Antitrust Law Daily Entertainment company denied quick win in ‘Ozzy’ Osbourne’s tying case
Thursday, August 2, 2018

Entertainment company denied quick win in ‘Ozzy’ Osbourne’s tying case

By Jeffrey May, J.D.

"Ozzy" Osbourne adequately alleged standing to pursue tying claims against various Anschutz Entertainment Group (AEG) companies based on an AEG requirement that the musician perform a Los Angeles live show at the Staples Center in order to perform at the O2 Arena in London. The federal district court in Los Angeles denied a motion to dismiss, rejecting AEG’s arguments that Ozzy was not the proper plaintiff.
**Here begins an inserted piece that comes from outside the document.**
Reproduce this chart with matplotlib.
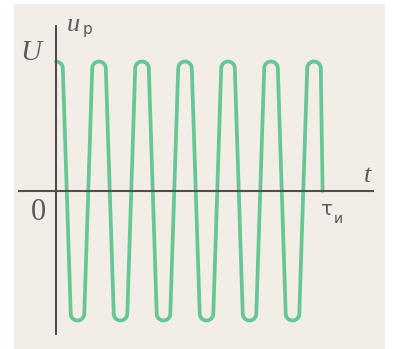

AEG unsuccessfully contended that, because Ozzy’s concert promoter—Live Nation—was the party required to book him at the Staples Center if Ozzy was to play the O2 Arena, Ozzy, personally, was not the target of any purported restraint. Ozzy adequately alleged that he personally suffered damage in a fairly direct and non-speculative way by not being able to play in his preferred venues, and that damage stemmed from the kind of conduct that antitrust law was intended to prevent. Further, he alleged that the conduct was coercive. The possibility that Ozzy might have been able to play a Los Angeles venue other than the Staples Center if he promoted that show through someone other than Live Nation did not make AEG’s conduct non-coercive (Osbourne v. Anschutz Entertainment Group, Inc., August 1, 2018, Fischer, D.).

Ozzy brought the suit on behalf of a proposed class of similarly situated performers. He alleged that AEG was using market power in one market to foreclose competition in another through a tying arrangement. AEG owns or controls London’s O2 Arena and the Los Angeles Staples Center, as well as over 100 other concert facilities.
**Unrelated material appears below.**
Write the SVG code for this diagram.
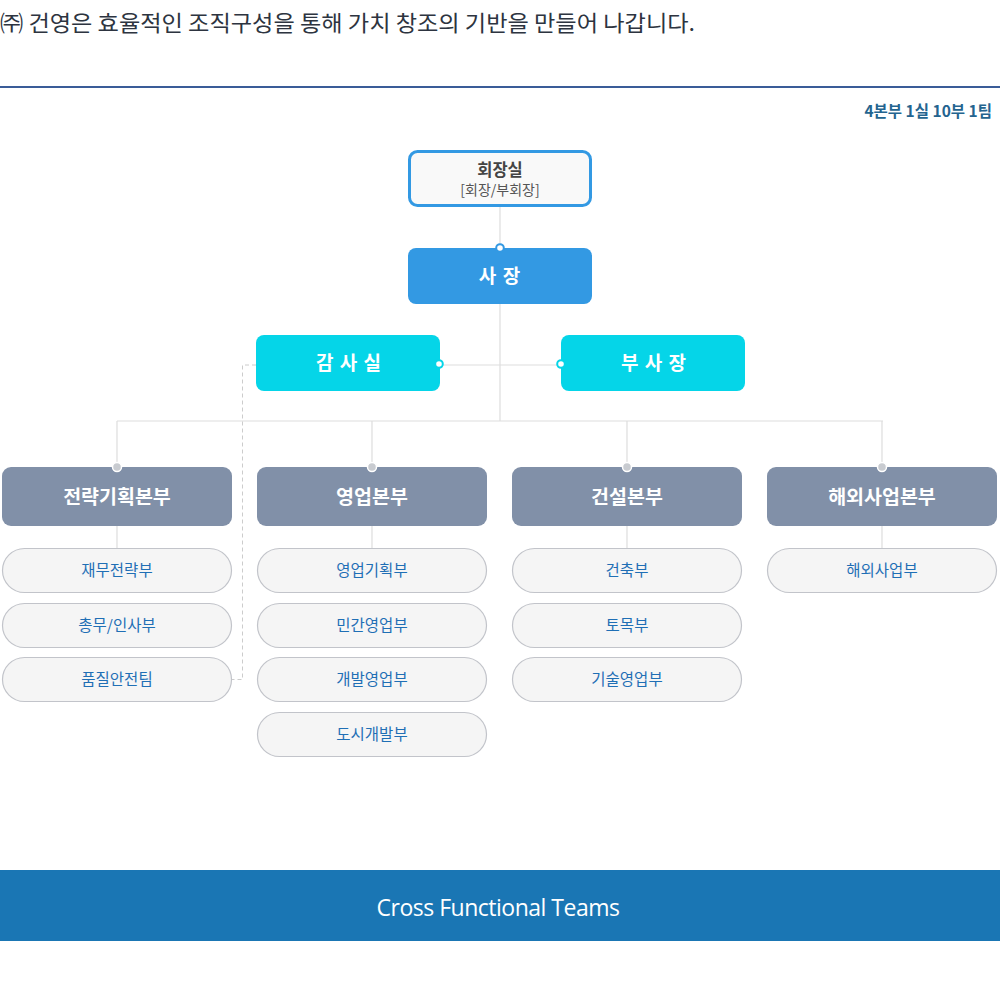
<svg xmlns="http://www.w3.org/2000/svg" width="1000" height="1000" viewBox="0 0 1000 1000">
<style>
.kr{font-family:"Noto Sans CJK KR","Noto Sans",sans-serif}
.line{stroke:#dddddd;stroke-width:1.2;fill:none}
.dash{stroke:#cccccc;stroke-width:1;stroke-dasharray:4 3;fill:none}
.dept rect{fill:#8190a8}
.dept text{fill:#ffffff;font-size:19.5px;font-weight:bold;text-anchor:middle}
.sub rect{fill:#f5f5f5;stroke:#c2c4ca;stroke-width:1.2}
.sub text{fill:#1f6fb5;font-size:15.5px;text-anchor:middle}
.gdot{fill:#c8cbd0;stroke:#ffffff;stroke-width:1.5}
.cyan rect{fill:#05d5e8}
.cyan text{fill:#ffffff;font-size:19px;font-weight:bold;text-anchor:middle;letter-spacing:1px}
</style>
<rect width="1000" height="1000" fill="#ffffff"/>
<text x="0" y="31" class="kr" font-size="22" fill="#2d3440" textLength="695" lengthAdjust="spacingAndGlyphs">㈜ 건영은 효율적인 조직구성을 통해 가치 창조의 기반을 만들어 나갑니다.</text>
<rect x="0" y="86" width="1000" height="2" fill="#3a5c98"/>
<text x="992" y="117" class="kr" font-size="15.5" font-weight="bold" fill="#24648f" text-anchor="end">4본부 1실 10부 1팀</text>

<g id="connectors">
<line class="line" x1="500" y1="206" x2="500" y2="248"/>
<line class="line" x1="500" y1="304" x2="500" y2="421"/>
<line class="line" x1="439" y1="365" x2="561" y2="365"/>
<line class="line" x1="117" y1="421" x2="883" y2="421"/>
<line class="line" x1="117" y1="421" x2="117" y2="467"/>
<line class="line" x1="372" y1="421" x2="372" y2="467"/>
<line class="line" x1="627" y1="421" x2="627" y2="467"/>
<line class="line" x1="882" y1="421" x2="882" y2="467"/>
<line class="line" x1="117" y1="526" x2="117" y2="548"/>
<line class="line" x1="372" y1="526" x2="372" y2="548"/>
<line class="line" x1="627" y1="526" x2="627" y2="548"/>
<line class="line" x1="882" y1="526" x2="882" y2="548"/>
<polyline class="dash" points="256,365 242.5,365 242.5,679.5 232,679.5"/>
</g>

<g id="chairman">
<rect x="409.5" y="151.5" width="181" height="54" rx="8" fill="#f9f9f9" stroke="#3399e3" stroke-width="3"/>
<text x="500" y="176" class="kr" font-size="16.5" font-weight="bold" fill="#444444" text-anchor="middle">회장실</text>
<text x="500" y="195" class="kr" font-size="14" fill="#555555" text-anchor="middle">[회장/부회장]</text>
</g>

<g id="president">
<rect x="408" y="248" width="184" height="56" rx="8" fill="#3399e3"/>
<text x="500" y="283" class="kr" font-size="19" font-weight="bold" fill="#ffffff" text-anchor="middle" letter-spacing="1">사 장</text>
<circle cx="500" cy="248" r="3.8" fill="#ffffff" stroke="#3399e3" stroke-width="2"/>
</g>

<g id="audit" class="cyan kr">
<rect x="256" y="335" width="184" height="56" rx="8"/>
<text x="349" y="370">감 사 실</text>
<circle cx="439" cy="364" r="3.8" fill="#ffffff" stroke="#05d5e8" stroke-width="2"/>
</g>

<g id="vp" class="cyan kr">
<rect x="561" y="335" width="184" height="56" rx="8"/>
<text x="654" y="370">부 사 장</text>
<circle cx="561" cy="364" r="3.8" fill="#ffffff" stroke="#05d5e8" stroke-width="2"/>
</g>

<g id="dept-strategy" class="dept kr">
<rect x="2" y="467" width="230" height="59" rx="9"/>
<text x="117" y="504">전략기획본부</text>
<circle class="gdot" cx="117" cy="467" r="4.5"/>
</g>
<g id="dept-sales" class="dept kr">
<rect x="257" y="467" width="230" height="59" rx="9"/>
<text x="372" y="504">영업본부</text>
<circle class="gdot" cx="372" cy="467" r="4.5"/>
</g>
<g id="dept-construction" class="dept kr">
<rect x="512" y="467" width="230" height="59" rx="9"/>
<text x="627" y="504">건설본부</text>
<circle class="gdot" cx="627" cy="467" r="4.5"/>
</g>
<g id="dept-overseas" class="dept kr">
<rect x="767" y="467" width="230" height="59" rx="9"/>
<text x="882" y="504">해외사업본부</text>
<circle class="gdot" cx="882" cy="467" r="4.5"/>
</g>

<g id="sub-finance" class="sub kr"><rect x="2.5" y="548.5" width="229" height="44" rx="22"/><text x="117" y="576">재무전략부</text></g>
<g id="sub-general" class="sub kr"><rect x="2.5" y="603.5" width="229" height="44" rx="22"/><text x="117" y="631">총무/인사부</text></g>
<g id="sub-quality" class="sub kr"><rect x="2.5" y="657.5" width="229" height="44" rx="22"/><text x="117" y="685">품질안전팀</text></g>

<g id="sub-salesplan" class="sub kr"><rect x="257.5" y="548.5" width="229" height="44" rx="22"/><text x="372" y="576">영업기획부</text></g>
<g id="sub-private" class="sub kr"><rect x="257.5" y="603.5" width="229" height="44" rx="22"/><text x="372" y="631">민간영업부</text></g>
<g id="sub-devsales" class="sub kr"><rect x="257.5" y="657.5" width="229" height="44" rx="22"/><text x="372" y="685">개발영업부</text></g>
<g id="sub-urban" class="sub kr"><rect x="257.5" y="712.5" width="229" height="44" rx="22"/><text x="372" y="740">도시개발부</text></g>

<g id="sub-arch" class="sub kr"><rect x="512.5" y="548.5" width="229" height="44" rx="22"/><text x="627" y="576">건축부</text></g>
<g id="sub-civil" class="sub kr"><rect x="512.5" y="603.5" width="229" height="44" rx="22"/><text x="627" y="631">토목부</text></g>
<g id="sub-tech" class="sub kr"><rect x="512.5" y="657.5" width="229" height="44" rx="22"/><text x="627" y="685">기술영업부</text></g>

<g id="sub-overseas" class="sub kr"><rect x="767.5" y="548.5" width="229" height="44" rx="22"/><text x="882" y="576">해외사업부</text></g>

<g id="cft">
<rect x="0" y="870" width="1000" height="71" fill="#1a76b4"/>
<text x="498" y="916" font-family="Open Sans, Noto Sans, sans-serif" font-size="23" fill="#ffffff" text-anchor="middle" letter-spacing="-0.5">Cross Functional Teams</text>
</g>
</svg>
Market definition. In addition to rejecting AEG’s arguments that Ozzy failed to plead standing or coercion, the court refused to dismiss on the ground that the complaint’s market definition allegations were defective. AEG contended that Ozzy defined the tying market to be AEG’s O2 Arena. However, Ozzy alleged that large indoor arenas in Greater London—venues capable of hosting one of his shows—was the relevant tying market and that the O2 Arena was the only venue that currently existed in that market. As a result, AEG was able to implement a coercive tie, according to the allegations. The court also was satisfied that Ozzy alleged competition was harmed through the restriction of competition in the tied market – indoor arena-sized venues in Los Angeles.
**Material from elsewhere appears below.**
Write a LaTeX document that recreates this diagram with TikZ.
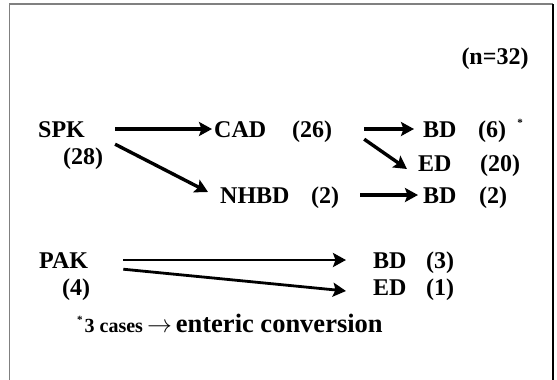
\documentclass[tikz,border=0pt]{standalone}
\usepackage{fontspec}
\setmainfont{Liberation Serif}
\usetikzlibrary{arrows.meta}
\begin{document}
\begin{tikzpicture}[x=1pt,y=-1pt,
		term/.style={anchor=base west,inner sep=0pt,text height=16pt,text depth=0pt,font=\fontsize{24}{24}\selectfont\bfseries},
		cnt/.style={anchor=base,inner sep=0pt,text height=16pt,text depth=0pt,font=\fontsize{24}{24}\selectfont\bfseries},
		arr/.style={line width=3.4pt,-{Stealth[length=13pt,width=14pt,inset=2.5pt]}},
		thinarr/.style={arr,line width=2.8pt}]
		\fill[white] (0,0) rectangle (557,380);
		\useasboundingbox (0,0) rectangle (557,380);
		\draw[gray,line width=1.5pt] (9.5,380)--(9.5,4)--(553,4);
		\draw[line width=1.5pt] (553,4)--(553,380);
		\node[cnt] (total) at (495,64) {(n=32)};
		% SPK branch
		\node[term] (spk) at (38,137) {SPK};
		\node[cnt] (spkN) at (83,164) {(28)};
		\node[term] (cad) at (214,137) {CAD};
		\node[cnt] (cadN) at (312,137) {(26)};
		\node[term] (bdA) at (423,137) {BD};
		\node[cnt] (bdAN) at (492,137) {(6)};
		\node[inner sep=0pt,font=\fontsize{11}{11}\selectfont\bfseries] (star) at (520,123) {*};
		\node[term] (edA) at (418,171) {ED};
		\node[cnt] (edAN) at (500,171) {(20)};
		\node[term] (nhbd) at (220,203) {NHBD};
		\node[cnt] (nhbdN) at (325,203) {(2)};
		\node[term] (bdB) at (423,203) {BD};
		\node[cnt] (bdBN) at (493,203) {(2)};
		\draw[arr,shorten <=30pt,shorten >=2pt] (spk.east)--(cad.west);
		\draw[arr,shorten <=32pt,shorten >=9pt] (cadN.east)--(bdA.west);
		\draw[arr] ([xshift=32pt,yshift=-2pt]cadN.south east)--([xshift=-11pt,yshift=-6pt]edA.west);
		\draw[arr] ([xshift=30pt,yshift=-7pt]spk.south east)--([xshift=-12pt,yshift=3pt]nhbd.west);
		\draw[arr,shorten <=21pt,shorten >=5pt] (nhbdN.east)--(bdB.west);
		% PAK branch
		\node[term] (pak) at (39,268) {PAK};
		\node[cnt] (pakN) at (76,295) {(4)};
		\node[term] (bdC) at (373,268) {BD};
		\node[cnt] (bdCN) at (440,268) {(3)};
		\node[term] (edB) at (373,295) {ED};
		\node[cnt] (edBN) at (440,295) {(1)};
		\draw[thinarr,shorten <=35pt,shorten >=27pt] (pak.east)--(bdC.west);
		\draw[thinarr] ([xshift=35pt,yshift=-1pt]pak.south east)--([xshift=-27pt,yshift=-4pt]edB.west);
		\node[anchor=base west,inner sep=0pt,font=\bfseries] (note) at (77,332)
			{\raisebox{9pt}{\fontsize{11}{11}\selectfont *}\hspace{2pt}{\fontsize{20}{20}\selectfont 3 cases}\hspace{4pt}{\fontsize{26}{26}\selectfont\mdseries$\rightarrow$}\hspace{4pt}{\fontsize{26.5}{26.5}\selectfont enteric conversion}};
	\end{tikzpicture}
\end{document}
The case is No. 2:18-cv-02310-DSF-JEM.

Attorneys: Daniel M. Wall (Latham and Watkins LLP) for John Michael Ozzy Osbourne. Paul Benedict Salvaty (Hogan Lovells LLP) for Anschutz Entertainment Group, Inc., AEG Presents LLC, L.A. Arena Co., LLC and Ansco Arena Ltd.

Companies: Anschutz Entertainment Group, Inc.; AEG Presents LLC; L.A. Arena Co., LLC; Ansco Arena Ltd.